No ano de 2011, foi publicada a Lei complementar nº 140/2011. Ela trata da cooperação entre os entes federados para o exercício da competência administrativa comum em matéria ambiental. Dentre os instrumentos previstos para referida cooperação destacamos os consórcios públicos, convênios, acordos, fundos públicos e privados, comissões, delegações de atribuições e execução, entre outros.

Poder de polícia

Todos os entes políticos possuem abstratamente competência para exercer o poder de polícia em sede ambiental (licenciamento, fiscalização, sanções administrativas etc.), pois é exemplo da competência administrativa, que é comum.

Supressão de vegetação

Área de Preservação Permanente – APP é uma área protegida, coberta ou não por vegetação nativa, com a função ambiental de preservar os recursos hídricos, a paisagem, a estabilidade geológica e a biodiversidade, facilitar o fluxo gênico de fauna e flora, proteger o solo e assegurar o bem-estar das populações humanas.

Segundo o art. 8º, do Código Florestal, é possível a supressão da vegetação nativa em área de preservação permanente nas hipóteses de utilidade pública, de interesse social ou de baixo impacto ambiental.

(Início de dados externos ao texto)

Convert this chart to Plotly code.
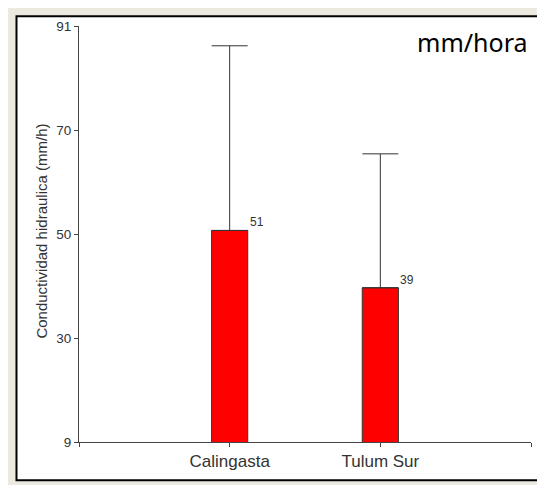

A lei municipal tratada na ADPF 218 (Lei 3.224/2008, de Ponte Nova/MG) fixa que somente em caso de “extrema necessidade e interesse social” será possível a supressão de vegetação no âmbito do Município de Ponte Nova/MG.

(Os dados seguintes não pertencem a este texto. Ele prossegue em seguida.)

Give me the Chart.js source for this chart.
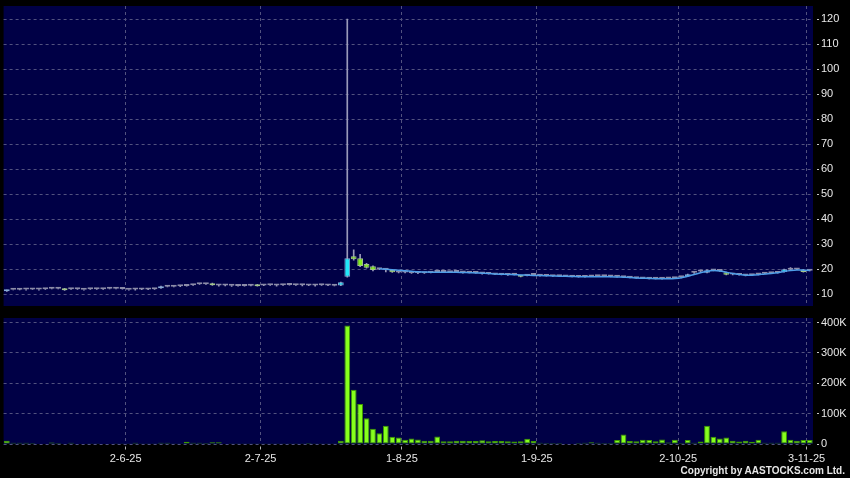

Além de estabelecer um qualificativo novo (“extrema”), o dispositivo estipula requisitos cumulativos, em absoluto descompasso com o quanto assentado pelas normas gerais editadas pela União (Código Florestal).

Além disso, o dispositivo ainda impõe, para constatação da “extrema necessidade e interesse social”, a elaboração de exaustivos estudos ambientais.

O Supremo entendeu, ao fim, que a norma local, mesmo que à primeira vista pareça ter aumentado a proteção ambiental, acabou contrariando o Código Florestal ao inovar nos requisitos para supressão de vegetação local.

Em síntese, a norma local foi considerada formalmente inconstitucional, na medida em que contraria as disposições constantes do Código Florestal, que, na hipótese, veicula normas de caráter geral.

Ótimo tema para provas de direito ambiental.